Encontrarme con viejos amigos me sirvió de receta para calmar mi dolor de nostálgica penumbra, de una suicida vocación de poeta que llevaría a lo más absurdo de mi prestigio a recorrer los pasos en un callejón sin importancia. Encontrarme con viejos amigos también me sacudió la cabeza por un instante permitiéndome pensar en voz alta y con claridad en los sentidos. Algunas decisiones han sido modificadas, otras han sido respaldadas por el frío de la gran ciudad, unas pocas por el peso de la nostalgia y otras por el deseo de querer existir.
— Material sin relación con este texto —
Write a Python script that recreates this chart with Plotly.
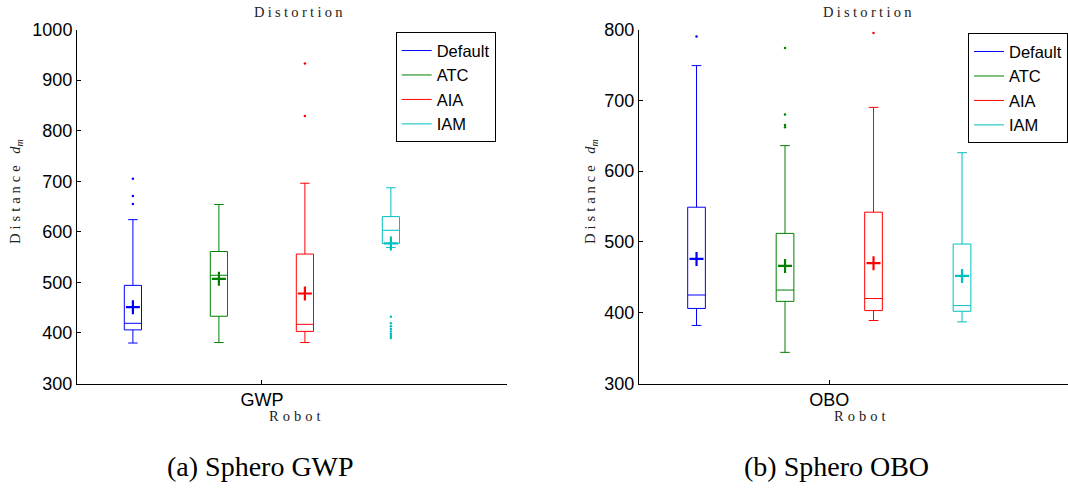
import plotly.graph_objects as go

# ---------------- data ----------------
methods = ["Default", "ATC", "AIA", "IAM"]
colors = ["#0000FF", "#008000", "#FF0000", "#00BFBF"]
positions = [1, 2, 3, 4]

# Sphero GWP
gwp_q1 = [406, 433, 403, 577]
gwp_median = [419, 514, 417, 603]
gwp_q3 = [494, 561, 556, 630]
gwp_low = [380, 381, 381, 569]
gwp_high = [624, 654, 696, 687]
gwp_mean = [451, 507, 478, 577]
gwp_outliers = [
    [655, 671, 705],
    [],
    [829, 933],
    [390, 394, 398, 403, 408, 413, 419, 432],
]

# Sphero OBO
obo_q1 = [406, 416, 403, 402]
obo_median = [425, 432, 420, 410]
obo_q3 = [549, 512, 542, 497]
obo_low = [382, 344, 389, 387]
obo_high = [749, 636, 690, 626]
obo_mean = [476, 466, 470, 452]
obo_outliers = [
    [790],
    [662, 665, 680, 774],
    [795],
    [],
]

robots = ["GWP", "OBO"]
captions = ["(a) Sphero GWP", "(b) Sphero OBO"]
gwp_yticks = [300, 400, 500, 600, 700, 800, 900, 1000]
obo_yticks = [300, 400, 500, 600, 700, 800]

# ---------------- figure ----------------
W, H = 1068, 491
fig = go.Figure()

panels = [
    dict(xa="x", ya="y", leg="legend", q1=gwp_q1, med=gwp_median, q3=gwp_q3,
         lo=gwp_low, hi=gwp_high, mean=gwp_mean, out=gwp_outliers),
    dict(xa="x2", ya="y2", leg="legend2", q1=obo_q1, med=obo_median, q3=obo_q3,
         lo=obo_low, hi=obo_high, mean=obo_mean, out=obo_outliers),
]

for p in panels:
    for i, m in enumerate(methods):
        c = colors[i]
        fig.add_trace(go.Box(
            x=[positions[i]], q1=[p["q1"][i]], median=[p["med"][i]], q3=[p["q3"][i]],
            lowerfence=[p["lo"][i]], upperfence=[p["hi"][i]],
            width=0.2, whiskerwidth=0.55, boxpoints=False,
            line=dict(color=c, width=1), fillcolor="rgba(0,0,0,0)",
            showlegend=False, xaxis=p["xa"], yaxis=p["ya"], hoverinfo="skip"))
        if p["out"][i]:
            fig.add_trace(go.Scatter(
                x=[positions[i]] * len(p["out"][i]), y=p["out"][i], mode="markers",
                marker=dict(symbol="circle", size=2.5, color=c, line=dict(width=0)),
                showlegend=False, xaxis=p["xa"], yaxis=p["ya"], hoverinfo="skip"))
        fig.add_trace(go.Scatter(
            x=[positions[i]], y=[p["mean"][i]], mode="markers",
            marker=dict(symbol="cross-thin", size=10, color=c, line=dict(color=c, width=2.2)),
            showlegend=False, xaxis=p["xa"], yaxis=p["ya"], hoverinfo="skip"))
    for i, m in enumerate(methods):
        fig.add_trace(go.Scatter(
            x=[None], y=[None], mode="lines", name=m,
            line=dict(color=colors[i], width=1),
            legend=p["leg"], xaxis=p["xa"], yaxis=p["ya"]))

ydom = [1 - 383.5 / H, 1 - 29.5 / H]
axis_common = dict(showline=True, linecolor="black", linewidth=1, ticks="inside",
                   ticklen=4, tickcolor="black", showgrid=False, zeroline=False,
                   tickfont=dict(family="Liberation Sans", size=18, color="black"))

legend_common = dict(xanchor="left", yanchor="top", bgcolor="white",
                     bordercolor="black", borderwidth=1,
                     font=dict(family="Liberation Sans", size=16.5, color="black"),
                     itemwidth=30, tracegroupgap=0)

fig.update_layout(
    width=W, height=H,
    margin=dict(l=0, r=0, t=0, b=0, autoexpand=False),
    paper_bgcolor="white", plot_bgcolor="white",
    showlegend=True,
    xaxis=dict(domain=[77 / W, 507 / W], range=[0.35, 5.35], tickvals=[2.5],
               ticktext=[robots[0]], anchor="y", **axis_common),
    yaxis=dict(domain=ydom, range=[300, 1000], tickvals=gwp_yticks, anchor="x", **axis_common),
    xaxis2=dict(domain=[639 / W, 1.0], range=[0.35, 0.35 + 429 / 88.5], tickvals=[2.5],
                ticktext=[robots[1]], anchor="y2", **axis_common),
    yaxis2=dict(domain=ydom, range=[300, 800], tickvals=obo_yticks, anchor="x2", **axis_common),
    legend=dict(x=395.7 / W, y=1 - 32.3 / H, **legend_common),
    legend2=dict(x=968 / W, y=1 - 33.3 / H, **legend_common),
)

small = dict(family="Liberation Serif", size=14.5, color="#222222")
ann = []
for tx, rx, yx in [(300, 296, 16), (869, 861, 591)]:
    ann.append(dict(x=tx / W, y=1 - 12 / H, xref="paper", yref="paper", showarrow=False,
                    text='<span style="letter-spacing:3.3px">Distortion</span>', font=small,
                    xanchor="center", yanchor="middle"))
    ann.append(dict(x=rx / W, y=1 - 416 / H, xref="paper", yref="paper", showarrow=False,
                    text='<span style="letter-spacing:4px">Robot</span>', font=small,
                    xanchor="center", yanchor="middle"))
    ann.append(dict(x=yx / W, y=1 - 192 / H, xref="paper", yref="paper", showarrow=False,
                    text='<span style="letter-spacing:4px">Distance </span><i>d<sub>m</sub></i>',
                    font=small, textangle=-90, xanchor="center", yanchor="middle"))
for cx, cap in [(260, captions[0]), (836, captions[1])]:
    ann.append(dict(x=cx / W, y=1 - 466 / H, xref="paper", yref="paper", showarrow=False,
                    text=cap, font=dict(family="Liberation Serif", size=28, color="black"),
                    xanchor="center", yanchor="middle"))
fig.update_layout(annotations=ann)

fig.write_html("out.html")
Hoy cerca de 6 años después de ese incidente resuelvo con franca osadía una mirada al cielo despejado de mi Bogotá y abriendo los brazos en el más tímido de los discursos, me reprendo en un hermoso discurso de renovación. Hoy, con gripe y mucha flema por donar a los más necesitados me relevo en un plan de calor y reflexión, pero siempre asumiendo que a este lado de la cordillera, en este occidente perímetro, se vive según las exigencias, y de allí el secreto por pretender renovar o procrastinar mitos resguardados, el deseo de escribir o seguir leyendo, el deseo de permitir que otros regresen o se vayan de nuestras vidas.

Permitir que mi Occidente sea el oriente de otros.